Some further observations on the models

If you stare at the equation for the inversion of the division model for a while, you will see that 
    rd * k1 * ru2 + rd * k2 * ru4 - ru + rd = 0
neatly reduces to
    rd * k1 * ru2  - ru + rd = 0
if we assume that k2 = 0. This greatly simplifies the root-finding process, since we can use the well-known quadratic formula, or at least, the numerically stable version of it. This is such a tempting simplification of the problem that many authors [1, 2] claim that a division model with only a single k1 parameter is entirely adequate for modeling radial distortion in lenses.
That, however, is demonstrably false in the case of moustache distortion, which requires a local extremum or inflection point in the radial distortion function. For example, the distortion function that produces Figure 4 above looks like this:
Figure 7: The distortion function F() corresponding to Figure 4.
It is clear that the division model with k2 = 0 cannot simultaneously produce the local minimum observed at the left (rd = 0) and the local maximum to the right (rd ~ 0.65).

Similar observations apply to the polynomial model, i.e., we require k2 ≠ 0 to model moustache distortion.

Wrapping up

I think that covers the basics of radial distortion modelling.
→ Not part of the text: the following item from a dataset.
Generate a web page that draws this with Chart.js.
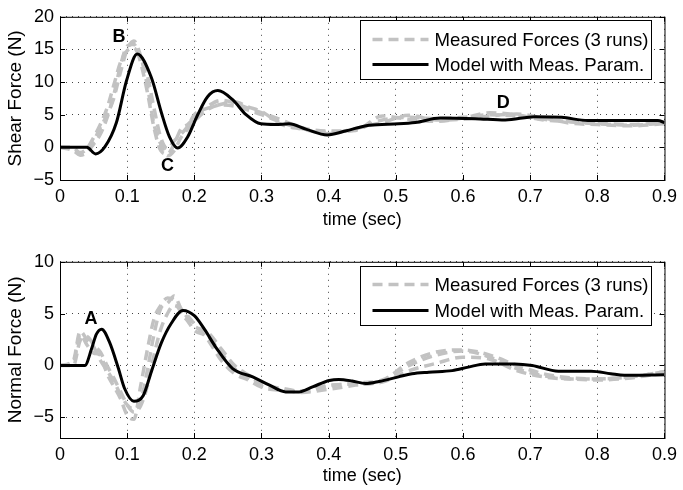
<!DOCTYPE html>
<html>
<head>
  <title>Shear and Normal Force vs Time</title>
  <script src="https://cdn.jsdelivr.net/npm/chart.js"></script>
  <style>
    body { margin: 0; background: white; }
    .plot { position: absolute; left: 0; width: 683px; height: 245px; }
    #shearWrap { top: 0; }
    #normalWrap { top: 245px; }
  </style>
</head>
<body>
  <div class="plot" id="shearWrap"><canvas id="shearChart" width="683" height="245"></canvas></div>
  <div class="plot" id="normalWrap"><canvas id="normalChart" width="683" height="245"></canvas></div>

  <script>
    // tick labels
    const xTicks = [0, 0.1, 0.2, 0.3, 0.4, 0.5, 0.6, 0.7, 0.8, 0.9];
    const shearTicks = [-5, 0, 5, 10, 15, 20];
    const normalTicks = [-5, 0, 5, 10];

    const seriesLabels = ['Measured Forces (3 runs)', 'Model with Meas. Param.'];

    // measured runs share one time grid (sec)
    const tMeas = [0, 0.02, 0.03, 0.04, 0.05, 0.06, 0.07, 0.08, 0.09, 0.1, 0.11, 0.12, 0.13, 0.14, 0.15, 0.16, 0.17, 0.18, 0.19, 0.2,
                   0.22, 0.24, 0.26, 0.28, 0.3, 0.33, 0.36, 0.4, 0.44, 0.48, 0.52, 0.56, 0.6, 0.64, 0.68, 0.72, 0.76, 0.8, 0.85, 0.9];

    // shear force (N)
    const shearRun1 = [0, 0, -1.0, -0.5, 1.0, 3.0, 5.0, 7.5, 11.5, 15.0, 16.3, 14.0, 9.5, 3.5, 0.5, -1.3, -0.5, 1.5, 2.8, 4.0,
                       5.8, 6.5, 6.3, 5.7, 5.0, 3.8, 2.9, 2.3, 2.7, 4.2, 4.6, 4.4, 4.6, 5.0, 4.8, 4.3, 3.9, 3.6, 3.4, 3.7];
    const shearRun2 = [0, -0.5, -1.2, -0.8, 0.5, 2.0, 4.5, 8.0, 12.5, 15.5, 15.8, 13.0, 8.5, 3.0, -0.5, -1.0, 0.5, 2.8, 3.5, 4.5,
                       6.3, 7.2, 6.8, 6.0, 5.3, 4.2, 3.0, 2.5, 2.6, 4.8, 4.3, 4.0, 4.5, 5.3, 5.0, 4.2, 4.0, 3.7, 3.5, 3.8];
    const shearRun3 = [0, -0.2, -0.8, -0.2, 1.5, 3.5, 6.0, 9.5, 13.0, 14.8, 15.2, 13.5, 11.0, 6.0, 1.5, -0.2, 1.0, 2.0, 3.2, 5.0,
                       6.0, 6.6, 7.0, 6.2, 5.5, 3.5, 2.8, 2.1, 2.9, 3.8, 4.9, 4.2, 4.3, 4.8, 5.1, 4.5, 3.7, 3.5, 3.3, 3.6];
    const tShearModel = [0, 0.04, 0.053, 0.067, 0.084, 0.099, 0.115, 0.136, 0.151, 0.163, 0.175, 0.19, 0.205, 0.22, 0.235, 0.257,
                         0.277, 0.299, 0.321, 0.341, 0.366, 0.398, 0.425, 0.46, 0.504, 0.529, 0.566, 0.618, 0.663, 0.707, 0.747, 0.786, 0.89, 0.9];
    const shearModel = [0, 0, -1.0, 0.1, 3.8, 10.2, 14.3, 10.7, 5.3, 1.6, -0.1, 1.6, 5.0, 7.8, 8.7, 7.3,
                        5.0, 3.6, 3.5, 3.6, 2.8, 1.9, 2.5, 3.4, 3.6, 3.8, 4.5, 4.4, 4.2, 4.7, 4.6, 4.1, 4.1, 3.8];

    // normal force (N)
    const normalRun1 = [0, 0.3, 3.0, 2.0, 1.2, 1.0, -0.8, -2.0, -3.2, -4.8, -5.2, -2.0, 1.5, 4.5, 5.8, 6.5, 6.3, 5.1, 4.3, 3.4,
                        2.8, 1.2, -0.3, -1.2, -2.0, -2.3, -2.6, -2.3, -1.9, -1.5, 0.0, 1.0, 1.4, 0.8, -0.3, -1.0, -1.3, -1.4, -1.2, -0.7];
    const normalRun2 = [0, 0.5, 3.3, 2.5, 1.8, 0.5, -0.5, -1.5, -2.8, -3.8, -4.2, -3.5, -0.5, 3.0, 5.5, 6.0, 6.7, 5.5, 4.6, 3.8,
                        3.2, 1.6, 0.0, -0.9, -1.8, -2.2, -2.5, -2.0, -1.7, -1.4, 0.3, 1.3, 1.5, 1.0, 0.0, -0.8, -1.2, -1.3, -1.1, -0.6];
    const normalRun3 = [0, 0.0, 2.4, 2.8, 2.0, 1.3, 0.0, -1.2, -2.5, -3.8, -4.5, -3.9, -2.0, 1.0, 3.5, 5.0, 5.8, 5.4, 4.8, 4.0,
                        2.5, 0.5, -0.8, -1.4, -2.1, -2.4, -2.5, -1.9, -1.8, -1.6, -0.5, 0.2, 0.8, 0.6, -0.5, -1.1, -1.3, -1.3, -1.1, -0.6];
    const tNormalModel = [0, 0.037, 0.047, 0.054, 0.062, 0.074, 0.087, 0.096, 0.11, 0.124, 0.136, 0.151, 0.166, 0.183, 0.2, 0.215,
                          0.232, 0.257, 0.287, 0.312, 0.336, 0.356, 0.376, 0.401, 0.415, 0.435, 0.455, 0.475, 0.504, 0.524, 0.549,
                          0.584, 0.608, 0.633, 0.677, 0.703, 0.742, 0.791, 0.82, 0.84, 0.9];
    const normalModel = [0, 0, 1.6, 3.0, 3.5, 2.2, -0.3, -2.2, -3.45, -2.9, -0.6, 2.2, 4.1, 5.3, 4.8, 3.5,
                         1.75, -0.3, -1.1, -1.9, -2.55, -2.55, -2.07, -1.45, -1.35, -1.5, -1.75, -1.55, -1.1, -0.8, -0.65,
                         -0.5, -0.16, 0.15, 0.15, 0, -0.55, -0.55, -0.8, -0.95, -0.9];

    // point letters
    const shearMarks = ['B', 'C', 'D'];
    const shearMarkX = [0.088, 0.16, 0.66];
    const shearMarkY = [16.9, -2.8, 6.8];
    const normalMarks = ['A'];
    const normalMarkX = [0.046];
    const normalMarkY = [4.5];

    const FONT = 'Liberation Sans, Arial, Helvetica, sans-serif';
    const GRAY = '#c2c2c2';

    const pts = (ts, vs) => ts.map((t, i) => ({ x: t, y: vs[i] }));
    const fmt = v => v < 0 ? '\u2212' + (-v) : (v === 0 ? '0' : String(v));

    // box, inward ticks, legend and letters drawn like a matlab axes
    const matlabAxes = {
      id: 'matlabAxes',
      afterDatasetsDraw(chart, args, opts) {
        const ctx = chart.ctx;
        const a = chart.chartArea;
        const sx = chart.scales.x, sy = chart.scales.y;
        ctx.save();

        // letters
        ctx.fillStyle = '#000';
        ctx.font = 'bold 18px ' + FONT;
        ctx.textAlign = 'center';
        ctx.textBaseline = 'middle';
        opts.marks.forEach((m, i) => {
          ctx.fillText(m, sx.getPixelForValue(opts.markX[i]), sy.getPixelForValue(opts.markY[i]));
        });

        // box + ticks
        ctx.strokeStyle = '#000';
        ctx.lineWidth = 1;
        ctx.setLineDash([]);
        ctx.strokeRect(a.left + 0.5, a.top + 0.5, a.right - a.left, a.bottom - a.top);
        const tl = 5;
        ctx.beginPath();
        sx.ticks.forEach(t => {
          const px = Math.round(sx.getPixelForValue(t.value)) + 0.5;
          ctx.moveTo(px, a.bottom); ctx.lineTo(px, a.bottom - tl);
          ctx.moveTo(px, a.top); ctx.lineTo(px, a.top + tl);
        });
        sy.ticks.forEach(t => {
          const py = Math.round(sy.getPixelForValue(t.value)) + 0.5;
          ctx.moveTo(a.left, py); ctx.lineTo(a.left + tl, py);
          ctx.moveTo(a.right, py); ctx.lineTo(a.right - tl, py);
        });
        ctx.stroke();

        // legend
        const w = 291, h = 59;
        const x0 = Math.round(a.right - 13 - w) + 0.5, y0 = Math.round(a.top + opts.legendTop) + 0.5;
        ctx.fillStyle = '#fff';
        ctx.fillRect(x0, y0, w, h);
        ctx.strokeRect(x0, y0, w, h);
        const ds = chart.data.datasets;
        const rows = [ds[1], ds[0]];
        rows.forEach((d, i) => {
          const yy = y0 + opts.rowY[i];
          ctx.strokeStyle = d.borderColor;
          ctx.lineWidth = d.borderWidth;
          ctx.setLineDash(d.borderDash || []);
          ctx.beginPath();
          ctx.moveTo(x0 + 12, yy); ctx.lineTo(x0 + 68, yy);
          ctx.stroke();
          ctx.setLineDash([]);
          ctx.fillStyle = '#000';
          ctx.font = '18.6px ' + FONT;
          ctx.textAlign = 'left';
          ctx.fillText(d.label, x0 + 74, yy + 1);
        });
        ctx.restore();
      }
    };

    function makeChart(id, o) {
      const measured = o.runs.map((r, i) => ({
        label: i === 0 ? seriesLabels[0] : seriesLabels[0] + ' ' + (i + 1),
        data: pts(tMeas, r),
        borderColor: GRAY,
        borderWidth: 3.5,
        borderDash: [10, 6],
        order: 1
      }));
      const model = {
        label: seriesLabels[1],
        data: pts(o.tModel, o.model),
        borderColor: '#000',
        borderWidth: 3,
        order: 0
      };
      return new Chart(document.getElementById(id), {
        type: 'line',
        data: { datasets: [model].concat(measured) },
        options: {
          responsive: false,
          animation: false,
          parsing: false,
          layout: { padding: { top: o.padTop, right: 16, bottom: 0, left: 0 } },
          elements: {
            point: { radius: 0 },
            line: { cubicInterpolationMode: 'monotone', borderCapStyle: 'butt', borderJoinStyle: 'round', fill: false }
          },
          plugins: {
            legend: { display: false },
            tooltip: { enabled: false },
            matlabAxes: { marks: o.marks, markX: o.markX, markY: o.markY, legendTop: o.legendTop, rowY: o.rowY }
          },
          scales: {
            x: {
              type: 'linear', min: 0, max: 0.9,
              afterBuildTicks: s => { s.ticks = xTicks.map(v => ({ value: v })); },
              afterFit: s => { s.height = o.xHeight; },
              ticks: { callback: fmt, color: '#000', font: { family: FONT, size: 18 }, padding: 6, maxRotation: 0, autoSkip: false },
              grid: { color: '#444', lineWidth: 1, drawTicks: false },
              border: { display: false, dash: [1, 5] },
              title: { display: true, text: 'time (sec)', color: '#000', font: { family: FONT, size: 18 }, padding: { top: 0, bottom: o.xTitlePad } }
            },
            y: {
              type: 'linear', min: o.yMin, max: o.yMax,
              afterBuildTicks: s => { s.ticks = o.yTicks.map(v => ({ value: v })); },
              afterFit: s => { s.width = 60; },
              ticks: { callback: fmt, color: '#000', font: { family: FONT, size: 18 }, padding: 6 },
              grid: { color: '#444', lineWidth: 1, drawTicks: false },
              border: { display: false, dash: [1, 5] },
              title: { display: true, text: o.yTitle, color: '#000', font: { family: FONT, size: 19 }, padding: { top: 4, bottom: 0 } }
            }
          }
        },
        plugins: [matlabAxes]
      });
    }

    makeChart('shearChart', {
      runs: [shearRun1, shearRun2, shearRun3], tModel: tShearModel, model: shearModel,
      marks: shearMarks, markX: shearMarkX, markY: shearMarkY,
      yMin: -5, yMax: 20, yTicks: shearTicks, yTitle: 'Shear Force (N)',
      padTop: 10, xHeight: 65, xTitlePad: 14, legendTop: 3, rowY: [19, 44]
    });

    makeChart('normalChart', {
      runs: [normalRun1, normalRun2, normalRun3], tModel: tNormalModel, model: normalModel,
      marks: normalMarks, markX: normalMarkX, markY: normalMarkY,
      yMin: -7, yMax: 10, yTicks: normalTicks, yTitle: 'Normal Force (N)',
      padTop: 14, xHeight: 52, xTitlePad: 3, legendTop: 4, rowY: [18, 44]
    });
  </script>
</body>
</html>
In a future article I will demonstrate how one would go about determining the parameters k1 and k2 from a sample image.


  1. Fitzgibbon, A.W., Simultaneous linear estimation of multiple view geometry and lens distortion, Proceedings of the 2001 IEEE Computer Society Conference on Computer Vision and Pattern Recognition, 2001.
  2. Wu, F, Wei, H, Wang, X, Correction of image radial distortion based on division model, SPIE Optical Engineering, 56(1), 2017.
  3. Santana-Cedres, D, et al., Invertibility and estimation of two-parameter polynomial and division lens distortion models, SIAM Journal on Imaging Sciences, 8(3):1574-1606, 2015.